Trump's latest tariff threat is straight from his first-term playbook
Published in News & Features
WASHINGTON — If President-elect Donald Trump’s first-term playbook is any guide, his latest threat to slap tariffs on major U.S. trading partners is the start of negotiations rather than the end.
In a gambit familiar to adversaries and allies alike, Trump said in a social media post Monday evening he would slap 25% tariffs on imports from Mexico and Canada and additional 10% duties on China, unless they clamp down on migrants and illegal drugs coming to the U.S. Those three countries account for about 40% of all U.S. trade.
It all had a familiar feel to a flurry of threats in his first term. In May 2019, Trump announced on social media that he’d impose a 5% tariff on Mexico within 10 days, and gradually increase it, unless the country stopped migrants from reaching the U.S. southern border. Mexico complied and the tariff was never imposed.
“I’m feeling a lot of deja vu,” said Juan Carlos Baker, who helped Mexico negotiate the current trade deal with U.S. and Canada.
Trade partners during Trump’s first term “did learn something, and that experience comes in handy,” Baker said. “But I would warn against supposing that just because we have Trump 1.0, we know exactly what is happening and how to deal with it.”
One challenge this time is that Trump won’t take office for almost two more months. How far he’s willing to go, including damaging his own economy, is another big unknown.
Trump’s threats to withdraw from the North American Free Trade Agreement led to its replacement, the U.S.-Mexico-Canada Agreement. And those duties threatened on Mexico if it didn’t use its national guard to stop migrants came as that new deal was being sealed.

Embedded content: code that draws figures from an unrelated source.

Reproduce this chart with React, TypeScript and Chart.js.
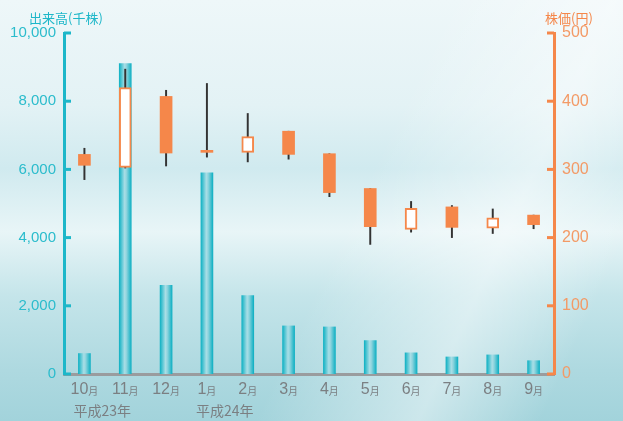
import { useEffect, useRef } from "react";
import { Chart, registerables } from "chart.js";
import type { Plugin, ScriptableContext } from "chart.js";

Chart.register(...registerables);

// 月次 出来高 (千株) と 株価 (円) — 平成23年10月〜平成24年9月
const months = ["10", "11", "12", "1", "2", "3", "4", "5", "6", "7", "8", "9"];
const volume = [600, 9100, 2600, 5900, 2300, 1410, 1380, 980, 620, 500, 560, 390];
const priceOpen = [322, 303, 407, 328, 325, 356, 323, 272, 212, 245, 214, 233];
const priceClose = [306, 420, 324, 325, 348, 322, 266, 216, 243, 215, 229, 219];
const priceHigh = [331, 447, 416, 426, 382, 356, 323, 272, 253, 247, 242, 233];
const priceLow = [285, 302, 305, 318, 311, 315, 260, 190, 208, 200, 206, 213];
const yearLabels = [
  { index: 0, text: "平成23年" },
  { index: 3, text: "平成24年" },
];

const CYAN = "#1db7c9";
const ORANGE = "#f5874a";
const GRAY = "#7b7f82";
const FONT = "'Liberation Sans', Arial, sans-serif";
const CJK = "'Noto Sans CJK JP', sans-serif";

function barGradient(ctx: ScriptableContext<"bar">) {
  const chart = ctx.chart;
  const x = chart.scales.x;
  if (!chart.chartArea || !x) return CYAN;
  const cx = x.getPixelForValue(ctx.dataIndex);
  const g = chart.ctx.createLinearGradient(cx - 6, 0, cx + 6, 0);
  g.addColorStop(0, "#12b2c4");
  g.addColorStop(0.45, "#a9dee6");
  g.addColorStop(0.6, "#8fd4de");
  g.addColorStop(1, "#10b0c3");
  return g;
}

// inward tick marks, month labels, year labels and axis titles
const decorations: Plugin = {
  id: "decorations",
  afterDraw(chart) {
    const { ctx, chartArea } = chart;
    const x = chart.scales.x;
    const yl = chart.scales.y;
    const yr = chart.scales.y1;
    ctx.save();
    ctx.lineWidth = 3;
    ctx.strokeStyle = CYAN;
    yl.ticks.forEach((t) => {
      const py = yl.getPixelForValue(t.value);
      ctx.beginPath();
      ctx.moveTo(chartArea.left, py);
      ctx.lineTo(chartArea.left + 7, py);
      ctx.stroke();
    });
    ctx.strokeStyle = ORANGE;
    yr.ticks.forEach((t) => {
      const py = yr.getPixelForValue(t.value);
      ctx.beginPath();
      ctx.moveTo(chartArea.right, py);
      ctx.lineTo(chartArea.right - 7, py);
      ctx.stroke();
    });

    ctx.fillStyle = GRAY;
    ctx.textBaseline = "alphabetic";
    const ly = chartArea.bottom + 20;
    months.forEach((m, i) => {
      const px = x.getPixelForValue(i);
      ctx.font = `16px ${FONT}`;
      const w1 = ctx.measureText(m).width;
      ctx.font = `10px ${CJK}`;
      const w2 = ctx.measureText("月").width;
      const start = px - (w1 + w2) / 2;
      ctx.textAlign = "left";
      ctx.font = `16px ${FONT}`;
      ctx.fillText(m, start, ly);
      ctx.font = `10px ${CJK}`;
      ctx.fillText("月", start + w1, ly + 1);
    });
    ctx.font = `14px ${CJK}`;
    yearLabels.forEach((y) => {
      ctx.fillText(y.text, x.getPixelForValue(y.index) - 11, chartArea.bottom + 42);
    });

    ctx.font = `13px ${CJK}`;
    ctx.fillStyle = CYAN;
    ctx.textAlign = "left";
    ctx.fillText("出来高(千株)", chartArea.left - 35, chartArea.top - 10);
    ctx.fillStyle = ORANGE;
    ctx.fillText("株価(円)", chartArea.right - 9, chartArea.top - 10);
    ctx.restore();
  },
};

function StockChart() {
  const canvasRef = useRef<HTMLCanvasElement>(null);

  useEffect(() => {
    if (!canvasRef.current) return;
    const bullish = priceOpen.map((o, i) => priceClose[i] > o);
    const chart = new Chart(canvasRef.current, {
      type: "bar",
      data: {
        labels: months.map((m) => m + "月"),
        datasets: [
          {
            label: "株価",
            data: priceOpen.map((o, i) => [o, priceClose[i]] as [number, number]),
            yAxisID: "y1",
            backgroundColor: bullish.map((b) => (b ? "#ffffff" : ORANGE)),
            borderColor: ORANGE,
            borderWidth: bullish.map((b) => (b ? 2 : 0)),
            borderSkipped: false,
            barThickness: 12,
            grouped: false,
            order: 1,
          },
          {
            label: "高値・安値",
            data: priceLow.map((l, i) => [l, priceHigh[i]] as [number, number]),
            yAxisID: "y1",
            backgroundColor: "#333333",
            borderWidth: 0,
            barThickness: 1.3,
            grouped: false,
            order: 2,
          },
          {
            label: "出来高",
            data: volume,
            yAxisID: "y",
            backgroundColor: barGradient,
            borderWidth: 0,
            barThickness: 12,
            grouped: false,
            order: 3,
          },
        ],
      },
      options: {
        animation: false,
        responsive: false,
        layout: { padding: { top: 33, left: 0, right: 0, bottom: 0 } },
        plugins: { legend: { display: false }, tooltip: { enabled: false } },
        scales: {
          x: {
            offset: true,
            grid: { display: false },
            border: { color: "#9a9c9e", width: 3 },
            ticks: { display: false },
            afterFit: (s) => {
              s.height = 47;
            },
          },
          y: {
            position: "left",
            min: 0,
            max: 10000,
            grid: { display: false },
            border: { color: CYAN, width: 3 },
            ticks: {
              stepSize: 2000,
              color: "#2bbccc",
              padding: 0,
              font: { family: FONT, size: 15 },
              callback: (v) => Number(v).toLocaleString("en-US"),
            },
            afterFit: (s) => {
              s.width = 64;
            },
          },
          y1: {
            position: "right",
            min: 0,
            max: 500,
            grid: { display: false },
            border: { color: ORANGE, width: 3 },
            ticks: {
              stepSize: 100,
              color: "#f39a66",
              padding: 0,
              font: { family: FONT, size: 16 },
            },
            afterFit: (s) => {
              s.width = 69;
            },
          },
        },
      },
      plugins: [decorations],
    });
    return () => chart.destroy();
  }, []);

  return <canvas ref={canvasRef} width={623} height={421} />;
}

export default function App() {
  useEffect(() => {
    document.body.style.margin = "0";
  }, []);
  return (
    <div
      style={{
        width: 623,
        height: 421,
        position: "relative",
        overflow: "hidden",
        background:
          "linear-gradient(180deg, #eef7f9 0%, #e3f2f5 25%, #d0eaef 40%, #e8f5f7 55%, #c5e5ea 70%, #aed9e0 88%, #a2d3db 100%)",
      }}
    >
      <div
        style={{
          position: "absolute",
          inset: 0,
          background:
            "linear-gradient(115deg, rgba(255,255,255,0) 55%, rgba(255,255,255,0.45) 75%, rgba(255,255,255,0) 90%)",
        }}
      />
      <div style={{ position: "absolute", left: 0, top: 0 }}>
        <StockChart />
      </div>
    </div>
  );
}
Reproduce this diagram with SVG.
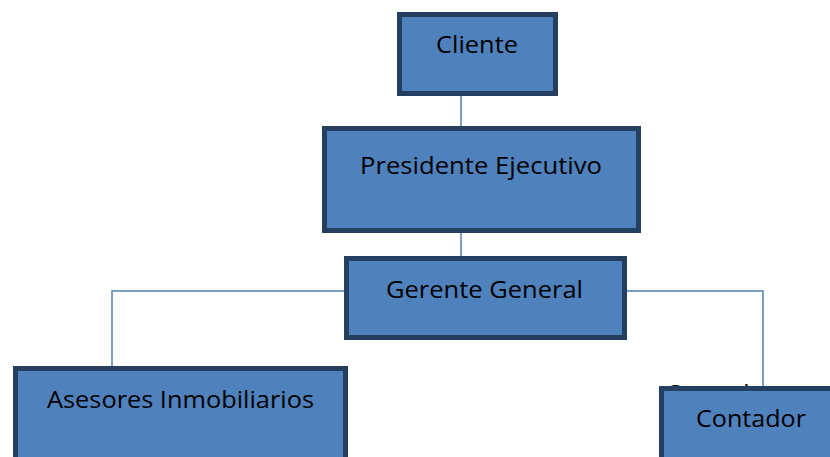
<svg xmlns="http://www.w3.org/2000/svg" width="830" height="457" viewBox="0 0 830 457">
<style>
.box{fill:#4F81BD;stroke:#243F60;stroke-width:5}
.lbl{font-family:"Open Sans","Noto Sans",sans-serif;font-size:24px;fill:#000}
.conn{fill:none;stroke:#4F81BD;stroke-width:1.5}
</style>
<rect width="830" height="457" fill="#fff"/>
<g id="connectors">
<line class="conn" x1="461" y1="96" x2="461" y2="127"/>
<line class="conn" x1="461" y1="233" x2="461" y2="257"/>
<polyline class="conn" points="345,291 112,291 112,367"/>
<polyline class="conn" points="626,291 763,291 763,387"/>
</g>
<text class="lbl" x="665" y="402" textLength="110" lengthAdjust="spacingAndGlyphs">Contador</text>
<g id="cliente"><rect class="box" x="399.5" y="14.5" width="156" height="79"/><text class="lbl" x="436" y="53" textLength="82" lengthAdjust="spacingAndGlyphs">Cliente</text></g>
<g id="presidente"><rect class="box" x="324.5" y="128.5" width="314" height="102"/><text class="lbl" x="360" y="174" textLength="242" lengthAdjust="spacingAndGlyphs">Presidente Ejecutivo</text></g>
<g id="gerente"><rect class="box" x="346.5" y="258.5" width="278" height="79"/><text class="lbl" x="386" y="298" textLength="197" lengthAdjust="spacingAndGlyphs">Gerente General</text></g>
<g id="asesores"><rect class="box" x="15.5" y="368.5" width="330" height="100"/><text class="lbl" x="47" y="408" textLength="267" lengthAdjust="spacingAndGlyphs">Asesores Inmobiliarios</text></g>
<g id="contador"><rect class="box" x="661.5" y="388.5" width="200" height="80"/><text class="lbl" x="696" y="427" textLength="110" lengthAdjust="spacingAndGlyphs">Contador</text></g>
</svg>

He also hit China with a raft of tariffs, which were ratcheted back after a deal with President Xi Jinping’s government. He imposed levies on steel and aluminum from around the world, including from America’s biggest trade partner, the European Union.
“Making these announcements two months before you’re in power is certainly signaling that you’re ready to begin negotiating,” Daniel Tannebaum, a partner at consulting firm Oliver Wyman, said on Bloomberg Surveillance Radio on Tuesday. “We’ll have to see what the new administration team actually does as they get on board.”
Two big things will be different in the new term.
First, Trump is more familiar with the levers of power. This time around, he plans to use the International Emergency Economic Powers Act to quickly impose tariffs by declaring a national emergency, the same law he used to get funding from a reluctant Congress for parts of his “border wall” in 2019, according to people familiar with the plans, who asked not to be identified discussing private deliberations.
His first tariffs, by comparison, took about a year to impose as necessary investigations crept through America’s trade bureaucracy.
“The tempo of this will be fast,” said Dan Ujczo, a senior counsel at law firm Thompson Hine in Columbus, Ohio, who has worked on North America and China trade issues. The tariffs announced on Monday night are “tactical and transactional,” he said, “designed to achieve targeted results.”
Second, gone are some of the market-friendly, impulse-restraining officials from the first administration like Steven Mnuchin, his treasury secretary, or Gary Cohn, the former Goldman Sachs Group Inc. executive who reigned in Trump when he threatened to withdraw from Nafta, or even Rex Tillerson, the former Exxon Mobil Corp. chief who was his first secretary of state.
Among most of the other recently announced nominees for this cabinet, the most important trait appears to be loyalty to Trump and his establishment-bashing approach.
One major exception may be Scott Bessent, his pick to the lead the Treasury Department. The hedge fund manager has called for a gradual approach to trade restrictions and has appeared open to negotiating the exact size of tariffs.
America’s neighbors were quick to respond to Monday’s threat. Canadian Prime Minister Justin Trudeau called Trump to discuss border security and trade, according to a government official with knowledge of the matter.
Mexican President Claudia Sheinbaum called for collaboration, but also hinted that her country would retaliate. That’s because tariffs would be a violation of the USMCA, leaving Mexico and Canada only to hit back with tariffs of their own.
Trump’s impact on trade with China has endured. At one point he raised tariffs on practically all of the $500 billion-plus annual goods imports, showing a willingness to accept a cost on American consumers, who most economists estimate ultimately pay for the tariffs.
Those duties were lowered as part of a 2020 trade deal with Beijing, when it promised to buy more American goods and stop intellectual property theft. The levies on about $300 billion of goods that Trump left in place were sustained by President Joe Biden, who even raised some of them earlier this year, a testament to the staying-power of some Trump decisions.
Jan Hatzius, chief economist at Goldman Sachs, said that it’s important not to conflate Trump’s tariff threat with the larger 60% tariffs on China and 10%-20% on the rest of the world that he promised on the campaign trail to rebalance trade toward the U.S. In other words, this may be just the beginning.